Thirdly, if your car is stolen or damaged while in storage, you won't be insured, and you will have to pay for the damages and replacement costs out of pocket. 

Before making any decisions, consult your broker. You may have a few more options for a car that you use in the summer and store in the winter

And lastly, when you go to purchase auto insurance for the next summer, your premiums may increase because there’s a gap in your insurance history. Caruana says depending on how long you've gone without insurance coverage, you might even be considered high-risk by insurance providers. That's why she urges drivers to stay continuously insured and not have any gaps. 

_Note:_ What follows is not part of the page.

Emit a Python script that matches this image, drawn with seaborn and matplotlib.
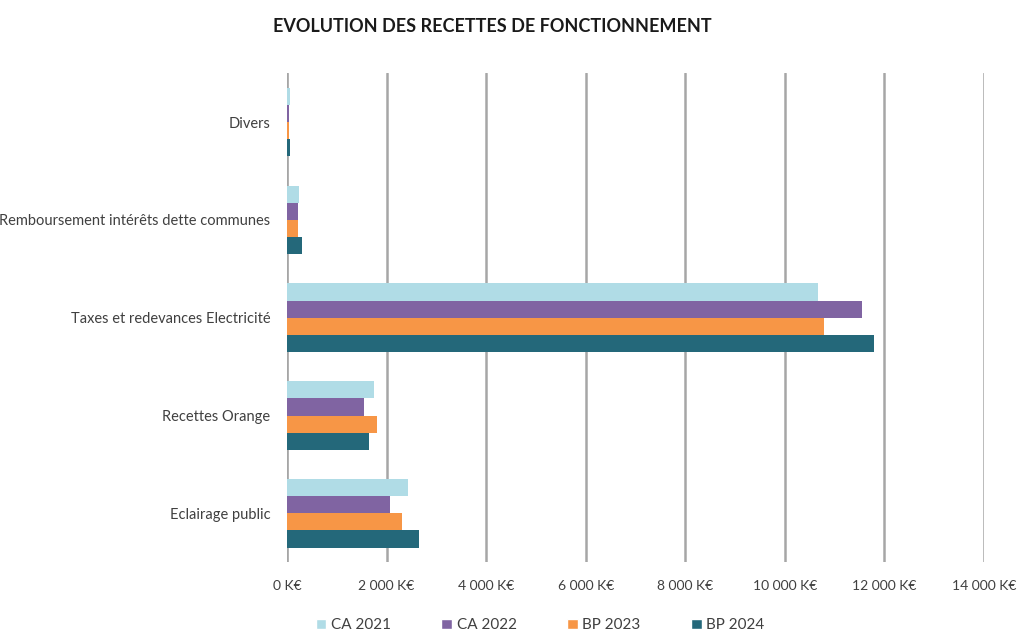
import pandas as pd
import matplotlib.pyplot as plt
import seaborn as sns
from matplotlib.ticker import FuncFormatter
from matplotlib.patches import Patch

# Data (K€)
categories = ["Divers", "Remboursement intérêts dette communes",
              "Taxes et redevances Electricité", "Recettes Orange", "Eclairage public"]
series = ["CA 2021", "CA 2022", "BP 2023", "BP 2024"]
ca_2021 = [60, 240, 10660, 1740, 2430]
ca_2022 = [50, 215, 11560, 1550, 2070]
bp_2023 = [50, 230, 10790, 1810, 2310]
bp_2024 = [70, 300, 11790, 1650, 2650]
colors = ["#b0dce6", "#8064a2", "#f79646", "#24687a"]

rows = []
for name, vals in zip(series, [ca_2021, ca_2022, bp_2023, bp_2024]):
    for cat, v in zip(categories, vals):
        rows.append({"Poste": cat, "Série": name, "Montant": v})
df = pd.DataFrame(rows)

sns.set_theme(style="white")
plt.rcParams["font.family"] = ["Lato", "DejaVu Sans"]

fig = plt.figure(figsize=(10.19, 6.31), dpi=100)
ax = fig.add_axes([0.2816, 0.109, 0.684, 0.775])

sns.barplot(data=df, y="Poste", x="Montant", hue="Série", order=categories,
            hue_order=series, palette=colors, orient="h", width=0.7,
            saturation=1, linewidth=0, ax=ax, legend=False)

ax.set_xlim(0, 14000)
ax.set_ylim(4.5, -0.5)
ax.set_xticks(range(0, 14001, 2000))
ax.xaxis.set_major_formatter(FuncFormatter(
    lambda v, p: "0 K€" if v == 0 else f"{int(v):,} K€".replace(",", " ")))
ax.grid(axis="x", color="#a6a6a6", linewidth=1.8)
ax.set_axisbelow(True)
for s in ax.spines.values():
    s.set_visible(False)
ax.axvline(0, color="#d9d9d9", linewidth=2, zorder=0)
ax.set_xlabel("")
ax.set_ylabel("")
ax.tick_params(axis="x", labelsize=10, colors="#404040", pad=13, length=0)
ax.tick_params(axis="y", labelsize=10.5, colors="#404040", pad=12, length=0)

fig.suptitle("EVOLUTION DES RECETTES DE FONCTIONNEMENT", x=0.483, y=0.972,
             fontsize=13, fontweight="bold", color="#1a1a1a")

handles = [Patch(facecolor=c, label=s) for c, s in zip(colors, series)]
fig.legend(handles=handles, loc="lower center", bbox_to_anchor=(0.53, -0.024),
           ncol=4, frameon=False, fontsize=11, handlelength=0.7, handleheight=0.7,
           handletextpad=0.3, columnspacing=3.3, labelcolor="#404040")

fig.savefig("out.png", dpi=100)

"Some carriers won't even want to offer you coverage if you own a vehicle but don't insure it for 12 months," she says. "If you go over 24 months with no insurance, that will erase your insurance history for some carriers."

An alternative option for summer car insurance is to add the necessary coverage for the months of the year that the car will be used and then remove it from your policy in the winter months, but still keep the policy intact. 

During non-driving periods, change your coverage 

To avoid this, Caruana recommends changing your coverage during the non-driving months if you only drive for a portion of the year.

For instance, you can significantly cut your monthly premium by dropping collision coverage (which covers damage to your vehicle in the event you collide with an object or other vehicle) and liability coverage in the winter months, and keeping comprehensive coverage. 

Comprehensive coverage covers your vehicle in the event of theft, fire, vandalism, falling items, natural disasters, or other damages while it is stationary. In a nutshell, it safeguards your vehicle when it’s not in use. 

Before making any decisions, consult with your broker. You may have a few more options for a car that you use in the summer and store in the winter. For instance, if your vehicle is more than 10 years old, you may be eligible for classic car insurance. In this instance, your classic car may be classified as a seasonal vehicle by your insurance provider because you only need a minimal amount of coverage when it's parked. 

Car insurance discounts for seasonal vehicles

When looking for low-cost summer vehicle insurance, the same principles apply to shopping for low-cost, long-term coverage. 

There are also several opportunities to score discounts on your car insurance. For example, if you need student car insurance for the summer, you can get a discount for maintaining good grades. Drivers can also earn discounts for combining various insurance products with one insurance provider, installing a telematics device/app, being a senior, insuring multiple cars on one policy, and opting for a higher deductible.

Even if you only need basic auto insurance, you should still shop around and compare rates from several companies to find the best deal for your summer ride.